- Siege of Stari Vitez: Part of Croat-Bosniak War and Bosnian War
| Date | 16 April 1993 – 25 February 1994 |
| Location | Stari Vitez, Vitez, Bosnia and Herzegovina |
| Result | Ceasefire ARBiH keeps control of Stari Vitez; |

Belligerents
- Republic of Bosnia and Herzegovina: Croatian Republic of Herzeg-Bosnia

Commanders and leaders
- unknown: Tihomir Blaškić Zlatko Nakić †

Units involved
- ARBiH 325th Brigade;: HVO

Strength
- several hundred of soldiers: Over 1,000

Casualties and losses
- unknown: unknown

= Siege of Stari Vitez =

The Siege of Stari Vitez was a siege during the Croat-Bosniak War where the Croatian Defence Council (HVO) besieged the Army of the Republic of Bosnia and Herzegovina (ARBiH) in the Stari Vitez Area. The siege started on 16 April 1993 and ended on 25 February 1994.

==Background==
In early April 1992, following the referendum in Bosnia, the Bosnian War started. The Army of the Republic of Bosnia and Herzegovina (ARBiH) and Croatian Defence Council (HVO) fought together against the Army of Republika Srpska (VRS) though tensions were rising as the Bosnian Croats under Mate Boban sought independence from Bosnia. In early October 1992 the Croat-Bosniak War started. On 20 October 1992 the HVO attacked the Barricades near Ahmići. Homes were burned and a mosque was shelled. The attack lasted the whole morning until the ARBiH soldiers ran out of ammunition and they later removed the checkpoint. The HVO took control of the police stations in Vitez and with that, fighting began. The ARBiH slowly began losing control of the town and by 22 October, when the Ceasefire in Vitez was implemented, the HVO had almost full control of the town except for Stari Vitez.

==The Siege==
the HVO had laid siege on the Bosniak-majority area of Stari Vitez on 16 April 1993 where around 1,300 Bosniaks lived in the small, kilometer wide enclave. On Friday, 16 April 1993 the first skirmishes began in Stari Vitez at 5:30am. On 18 April the HVO sent a tanker with 500 Kilograms of explosives to Stari Vitez. The explosion happened near a mosque destroying the war office, killing six and injuring fifty Muslims.
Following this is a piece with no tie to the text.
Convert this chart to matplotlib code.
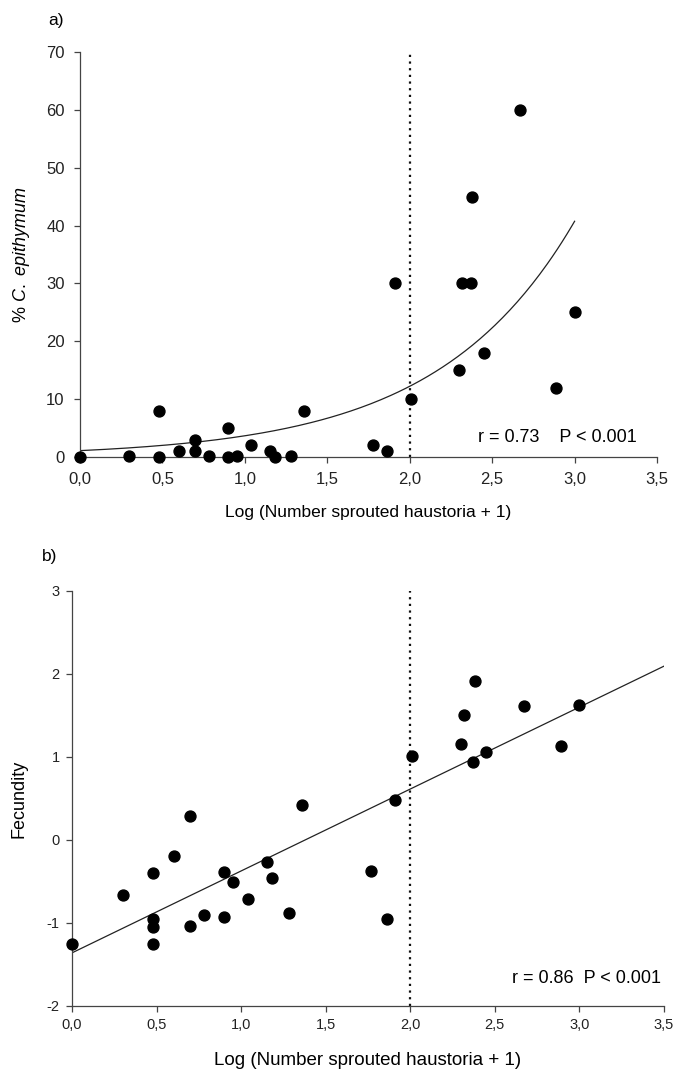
import numpy as np
import matplotlib
matplotlib.use('Agg')
import matplotlib.pyplot as plt
import matplotlib.ticker as ticker

plt.rcParams.update({'font.family': ['Liberation Sans', 'DejaVu Sans'],
                     'mathtext.fontset': 'custom',
                     'mathtext.it': 'Liberation Sans:italic',
                     'mathtext.rm': 'Liberation Sans',
                     'axes.unicode_minus': False,
                     'axes.linewidth': 0.9, 'axes.edgecolor': '#444444',
                     'xtick.color': '#444444', 'ytick.color': '#444444',
                     'xtick.labelcolor': '#222222', 'ytick.labelcolor': '#222222'})

# ===== panel a: % C. epithymum =====
a_x = [0.0, 0.30, 0.48, 0.48, 0.60, 0.70, 0.70, 0.78, 0.90, 0.90, 0.95, 1.04,
       1.15, 1.18, 1.28, 1.36, 1.78, 1.86, 1.91, 2.01, 2.30, 2.32, 2.37, 2.38,
       2.45, 2.67, 2.89, 3.00]
a_y = [0, 0.2, 8, 0, 1, 3, 1, 0.2, 5, 0, 0.2, 2,
       1, 0, 0.2, 8, 2, 1, 30, 10, 15, 30, 30, 45,
       18, 60, 12, 25]
# exponential fit y = A*exp(B*x)
a_fit = (1.1, 1.204)
a_fit_range = (0.0, 3.0)

# ===== panel b: Fecundity =====
b_x = [0.0, 0.30, 0.48, 0.48, 0.48, 0.48, 0.60, 0.70, 0.70, 0.78, 0.90, 0.90,
       0.95, 1.04, 1.15, 1.18, 1.28, 1.36, 1.77, 1.86, 1.91, 2.01, 2.30, 2.32,
       2.37, 2.38, 2.45, 2.67, 2.89, 3.00]
b_y = [-1.25, -0.66, -0.40, -0.95, -1.05, -1.25, -0.19, 0.29, -1.04, -0.90, -0.39, -0.93,
       -0.51, -0.71, -0.27, -0.46, -0.88, 0.42, -0.37, -0.95, 0.48, 1.01, 1.16, 1.51,
       0.94, 1.92, 1.06, 1.62, 1.13, 1.63]
# linear fit y = intercept + slope*x
b_fit = (-1.36, 0.987)
b_fit_range = (0.0, 3.5)

CUTOFF = 2.0
XLAB = 'Log (Number sprouted haustoria + 1)'


def comma(x, p):
    return f'{x:.1f}'.replace('.', ',')


def style(ax, fs, pad):
    for s in ['top', 'right']:
        ax.spines[s].set_visible(False)
    ax.tick_params(direction='out', length=4, width=0.9, labelsize=fs, pad=pad)
    ax.xaxis.set_major_formatter(ticker.FuncFormatter(comma))
    ax.set_xlim(0, 3.5)
    ax.set_xticks(np.arange(0, 3.51, 0.5))


fig = plt.figure(figsize=(6.77, 10.72), dpi=100)

# --- a ---
ax = fig.add_axes([0.1182, 0.5737, 0.8523, 0.3778])
style(ax, 12, 7)
ax.set_ylim(0, 70)
ax.set_yticks(range(0, 71, 10))
xx = np.linspace(*a_fit_range, 200)
ax.plot(xx, a_fit[0]*np.exp(a_fit[1]*xx), color='#222222', lw=0.9, zorder=2)
ax.plot([CUTOFF, CUTOFF], [0, 70], color='#111111', lw=1.6,
        linestyle=(0, (1, 2)), dash_capstyle='butt', zorder=1)
ax.scatter(a_x, a_y, s=62, color='black', zorder=3, clip_on=False)
ax.text(3.38, 3.3, 'r = 0.73    P < 0.001', ha='right', va='center', fontsize=13)
ax.set_xlabel(XLAB, fontsize=12.5, labelpad=13)
ax.set_ylabel('% $\\it{C.}$ $\\it{epithymum}$', fontsize=13, labelpad=10)
fig.text(48/677, 1-20/1072, 'a)', fontsize=12.5, va='center')

# --- b ---
ax = fig.add_axes([0.1064, 0.0616, 0.8744, 0.3871])
style(ax, 10.5, 5)
ax.set_ylim(-2, 3)
ax.set_yticks(range(-2, 4))
xx = np.linspace(*b_fit_range, 2)
ax.plot(xx, b_fit[0] + b_fit[1]*xx, color='#222222', lw=0.9, zorder=2)
ax.plot([CUTOFF, CUTOFF], [-2, 3], color='#111111', lw=1.6,
        linestyle=(0, (1, 2)), dash_capstyle='butt', zorder=1)
ax.scatter(b_x, b_y, s=62, color='black', zorder=3, clip_on=False)
ax.text(3.48, -1.67, 'r = 0.86  P < 0.001', ha='right', va='center', fontsize=13)
ax.set_xlabel(XLAB, fontsize=13.5, labelpad=14)
ax.set_ylabel('Fecundity', fontsize=13, labelpad=14)
fig.text(42/677, 1-557/1072, 'b)', fontsize=12.5, va='center')

plt.savefig('out.png', dpi=100)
The next three months were more peaceful as fighting subdued. On 18 July the HVO stopped its offensive on Stari Vitez. During that time, over 300 shells were dropped on the area and the HVO lost 15 men including their commander Zlatko Nakić. The HVO threatened the ARBiH that they would destroy Stari Vitez as a response to the Uzdol massacre. They were given time to retreat from the area, but they did not and the area was heavily shelled.

On 28 and 29 January 1994, the HVO attempted to assault Stari Vitez from the factory "SPS" but failed. They still shelled the ARBiH from 23 to 25 February 1994 and during that time they told the 325th Brigade to surrender but they refused. The ceasefire was implemented on 25 February 1994 and with that, the Siege of Stari Vitez ended.